Adib adalah panggilan akrab saudara dan kawan-kawannya. Dia lahir di Jombang tanggal 10 oktober tahun 1975. Ibunya seorang ibu rumah tangga dan bapaknya guru PNS yang mengajar di salah satu SMP Negeri.
Diawal daftar sekolah. Waktu itu di SDN Japanan 2 Mojowarno Jombang. Saat didaftar dengan nama Luhur Patrianto, pulang-pulang langsung dia ngambek.
“Sudah ah, ndak usah sekolah-sekolahan!” sungutnya masuk kolong meja.
Ibunya bingung menanyakan apa penyebabnya.
 Penyebabnya mungkin sepele bagi sebagian orang. Bukan karena bullying atau uang sekolah yang tak cukup. Tapi nama yang disebut di pendaftarannya bukanlah Muhammad Adibul Umam, dia mau sekolah hanya dengan nama Muhammad Adibul Umam. Titik.
Hari berikutnya sang ibu mengantarkannya mendaftar lagi di SDN Japanan 1 Mojowarno Jombang. Sesampainya di sana , ditemui langsung oleh kepala sekolah, yang tampaknya kenal baik dengan pak Djono, dengan sapaan santai pak astho (kepala sekolah), berkata
 "rene-rene, pak djono" (sini-sini, pak djono), sapaan anak kecil putra dari sang ayah.
 "Sopo jenengmu le? (Siapa namamu nak?)
Dengan mantap, adib berkata "Muhammad adibul umam".
Kali ini dengan nama Muhammad Adibul Umam. Seperti kehendak sang pemilik nama.
Itulah sebuah nama. Tak terlihat namun mewakili jati diri penyandangnya.
***
Adib adalah anak desa yang tinggal di antara sawah, sungai dan ladang. Saat masih duduk di SD dia masih tiga bersaudara. Kakaknya yang polos, teliti dengan barang miliknya, Saiful, dan adik perempuan tersayangnya yang manis Laukhil, atau biasa dipanggil Lukhi.
Masa kecil yang sangat indah. Mereka sering bermain disawah mencari ikan, mandi disungai yang kebetulan dekat dengan halaman belakang rumah, mencari burung pipit, mencari buah Kangkung Tirta dihutan kecil dekat rumah buat peluru. Itu mereka lakukan selepas pulang sekolah.
Adek kecilnya yg item kucel tapi sayangnya masya Allah, tak pernah lepas dari pengawasannya. Pancaran netranya bagai meneriakkan, Jangan sampai ada yg menyakiti adikku sedikit pun. Adiknya kemana-mana selalu mengekor. Tak pernah dilewatkannya keseruan bersama kakaknya. Pernah suatu siang Adib dan adiknya mandi di sungai yang berada tepat dibelakng rumah. Mungkin karena dipikir Bapak pasti pulang siang, makanya mereka berani main di sungai.
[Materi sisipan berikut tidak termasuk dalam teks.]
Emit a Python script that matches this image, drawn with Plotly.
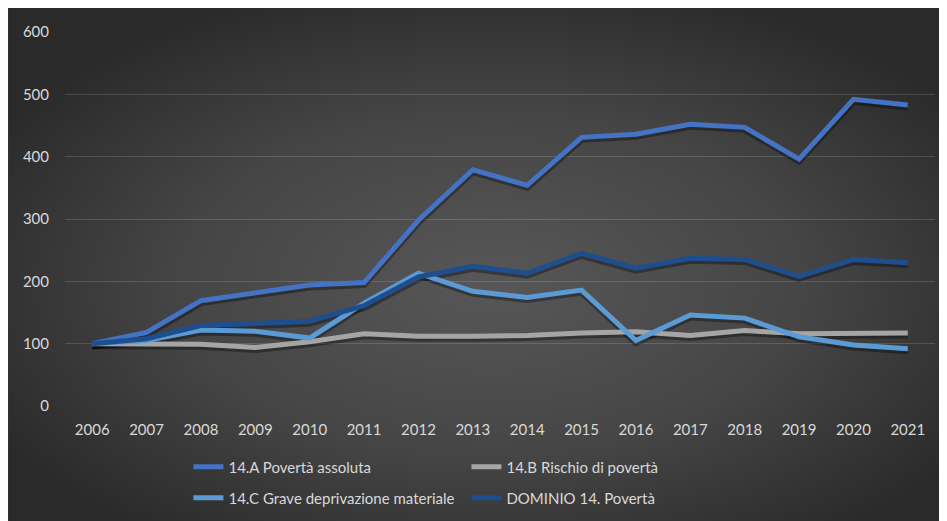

Sementara mereka asik bermain aliran sungai yang masih jernih, bapaknya berkacak pinggang di bibir sungai dengan tatapan singa yang ingin menerkam. Adib dan adiknya pun menepi perlahan dan naik dengan sejuta ketakutan. Digiringnya kedua anak itu ke sumur. Lalu guyuran gayung bertubi-tubi mendarat dengan taburan suara kemarahan sebagai bumbunya.
Adib juga seorang anak yang kuat keinginannya. Pernah saat itu dia dan Pak Djono naik motor ke Mojoagung. Di sana dia terpikat dengan sepeda kecil yang menunggu dengan setia kedatangan pemilik barunya. Awalnya Pak Djono tidak meluluskan permintaannya. Tapi karena usaha kerasnya, akhirnya sepeda itu berhasil dipinang dengan syarat Adib harus mampu mengedarainya sepanjang perjalanan pulang.
Jarak Mojoagung dengan rumah sekitar 8 km. melihat kegigihan putranya Pak Djono pun tak sampai hati melanjutkan syaratnya. Disuruhnya Adib turun dan naik motor bersamanya. Namun pantang bagi Adib kecil ini menyerah. Dia sudah menyaggupi syarat dari Bapaknya. Maka itu harus ditunaikan hingga tuntas.
Maka Pak Djono pun menyuruhnya menepi di warung untuk mengusir dahaga di siang yang terik. Dengan es yang manis dan segar mereka mengumpulkan tenaga lagi untuk sisa perjalanan yang masih panjang.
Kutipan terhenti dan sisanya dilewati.